Agent advanced settings

AI tool calling

Tool calling is only available if the response format is set to text.

Providing tools to the agent gives it the capability to perform actions. Internally, the agent decides at every step, whether to produce output or to call a tool. If it calls a tool, it generates tool parameters.

Learn more about how to configure tools in the section about AI Tools.

You can configure the agent to be able to call multiple tools in the same completion step, and configure how many tools calls it may perform at maximum.

Whether tools are called correctly and with fitting parameters may depend on the LLM used. Modern LLMs are fine-tuned to be good at calling tools.

Vector sources

LLMs are trained to generate plausible text to complete a prompt. While many advances in training these models have been made, there is no general guarantee that the model provides not only plausible, but also factually correct completions.
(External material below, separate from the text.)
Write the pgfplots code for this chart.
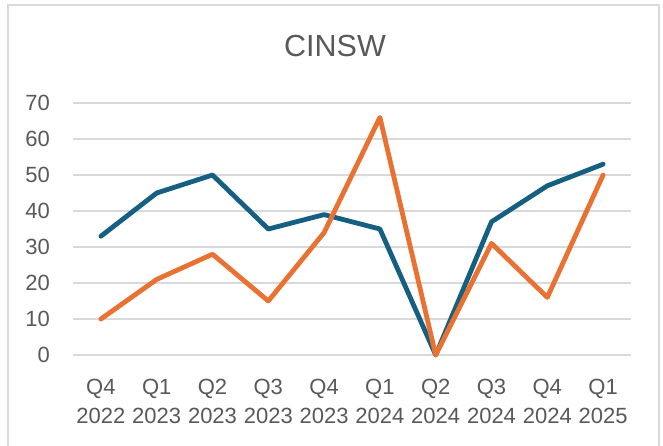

To improve this, you can provide extra knowledge to the LLM within its "context window".

You can provide contextual knowledge to the agent with semantic search by selecting vector-enabled tables as a context source. If you do this, for every user message to the agent, a similarity search with the user query is performed in the selected tables.

Configure the Max. number of supplied contexts and the Similarity Threshold so that it works for your use case.

The similarity measure is not necessarily calibrated. This means, that depending on the embedding model used, a similarity score of 0.47 could be a good match or a completely unrelated context.
Test your dataset with queries and see which similarity threshold is suitable for your specific case.

Model and other configurations

JSON Schema

Structured Output configuration is only available if the response format is set to json_schema.

When using the json_schema output, you can define the schema which the LLM should provide as output. Open the editor by clicking the value help on the JSON schema and configure the schema either via text or via visual editor.

Temperature

The temperature controls the "creativity" of the output. The lower the temperature, the more "expected" the output is. Use a low temperature for tasks like classification. Using a low temperature may lead to the model repeating itself or the context.

The higher the temperature, the more "creative" and unexpected the results are. Use a higher temperature if your task is akin to creative writing.

Daily user token rate

Set the daily user token rate to limit how many tokens a user can consume per day. Useful if you want to limit the usage of your agent to guard against unexpected costs.

Hide log content

When selected, input and output of the agent is visible on the Agent Trace tool, only metadata is retained.

Last N-Messages

Configure how many of the "old" messages in a thread are resent to the LLM when generating a new response. Use a low number to save token costs, use a higher number to give the LLM more context of the conversation.

Pre-processing script

You can add a custom preprocessing script that runs at agent invocation. When you add a pre-script, the pre-script receives the following data in the variable payload:

{
    userInfo: User, // the user object from the request
    query: string, // the request from the user
    messages: Array<Message>, // the previous messages of the chat
    variables: Record<string, any>, // the variables
    threadID: string, // the thread ID
    agentConfig: {
        model: string, // the model uuid
        temperature: number, // the temperature
        tools: ai_tool[], // the AI tools configured for the agent
    },
}

In the script, assign output of type string to the variable result. This result is appended to the system instruction.